As an example, in some embodiments, the downhole telemetry data includes a borehole depth (X) that is obtained during drilling. During the loop insertion step, the geothermal loop is inserted to the borehole. The sensors measure a depth (Y) that is attained as the geothermal loop is inserted. In accordance with a determination that the depth X is within a predetermined margin of Y (e.g., when the values are within ±0.1%, ±0.3%, ±0.5%, ±1%, ±2% or ±5% of each other), the system (via the processors) determine that the desired depth has been reached.

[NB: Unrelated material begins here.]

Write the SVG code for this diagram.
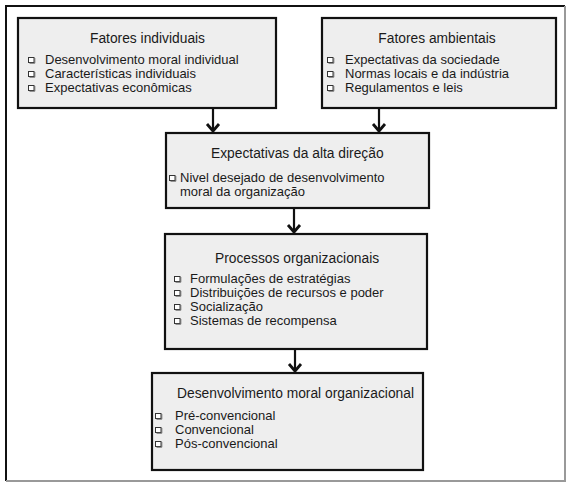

(A5) In some embodiments of any of A2-A4, the memory includes instructions that, when executed by the one or more processors, cause the system to grout the one or more geothermal loops in accordance with the measured downhole telemetry data. For example, the grout flow rate and CT speed need to be correlated so that grout is fully filling the borehole. In some embodiments, the system (via the processors 1002) monitor depth, downhole pressure (e.g., internal and external pressure), temperature (e.g., internal and external temperature), grout thermal conductivity (downhole), grout flow rate (from surface), and grout volume (from surface) to determine whether the borehole is fully filled with grout.

(A6) In some embodiments of any of A2-A5, the plurality of sensors includes two sensors selected from the group consisting of: a pressure sensor, a temperature sensor, a gamma ray sensor, an inclination and/or azimuth sensor, a vibration sensor, an acceleration sensor, a force sensor, a torque sensor, a pH sensor, a salinity sensor, and/or a thermal conductivity sensor.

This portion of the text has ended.